Joan Scott, Macedonia, Iowa
Securing that gun
Kevin Bartels, a law enforcement officer, questions how “responsible” gun owners could leave their guns in their vehicles and still regard themselves as “responsible” (Public Pulse, Sept. 6).
He seems to forget there are places where firearms are not even allowed by legally licensed concealed-carry licensees.
What should do with one’s weapon if one wanted to enter such places? (Please don’t answer that sarcastically.) One would have little choice but to leave the weapon hidden and secured in a preferably locked vehicle.
Lock boxes can be secured to a vehicle’s floor, back seat, trunk or rear cargo area where weapons can be stowed. However, onlookers who happened to notice them doing it would immediately know the person was now disarmed and a firearm was in the vehicle.
An alternative is to stealthily hide the gun under the seat, in the console or the glove box, but those are the first places a thief is going to look.
Locked or not, windows can be quickly broken, and professional thieves don’t seem to have any trouble stealing entire vehicles.
To my way of thinking, legally concealed guns should never see the light of day from the time they are holstered and concealed in private before leaving home until the permittee returns home. The chances are the gun will never have to be used and therefore will never be displayed, but the bottom line is that it’s there and accessible in case it ever is needed.
That’s the whole purpose of concealed carry, isn’t it?
Dick Jugel, Omaha
‘Sweat’ a must-see
I just had the pleasure of attending “Sweat” at the Omaha Community Playhouse.
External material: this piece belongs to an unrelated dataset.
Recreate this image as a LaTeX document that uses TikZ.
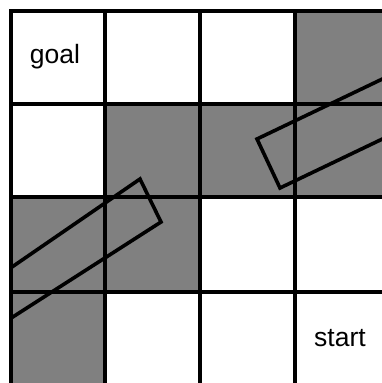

The acting was superb and content intense. I’m usually offended by crude language, but it was fitting for the time.
A must-see for anyone who loves plays.
Jeanette Dahlem, Omaha
America built by exiles
In his Sept. 7 Public Pulse letter, Joe Johnson Jr. says the poem on the Statue of Liberty is no longer “relevant” because the country has expanded as far as it can between the two coasts, and we no longer need people to do manual labor.
This curious theory ignores the fact that the U.S., like any modern nation, expands its economy to accommodate an increasing population.
Johnson could have dispensed with his unpersuasive economic theory and just submitted his contemptible last sentence, which is his real point: “We do not need any more poor, huddled masses, yearning to get welfare.” The notion that a person migrates to the U.S. for the sole purpose of seeking a handout is a slur against all immigrants, most of whom could teach native-born Americans what hard work really is. We need comprehensive immigration reform to provide a path to citizenship for undocumented residents and to permit workers to travel freely between the U.S. and their native country to work here, if that is their choice.
The eloquent words of Emma Lazarus are as relevant today as they were when placed on the Statue of Liberty in 1903. In her poem Lazarus brilliantly rechristened the statue the “Mother of Exiles.” We should remember that America was built by exiles. If we turn our backs on people for whom asylum is truly a matter of life or death, we risk losing our soul as a nation.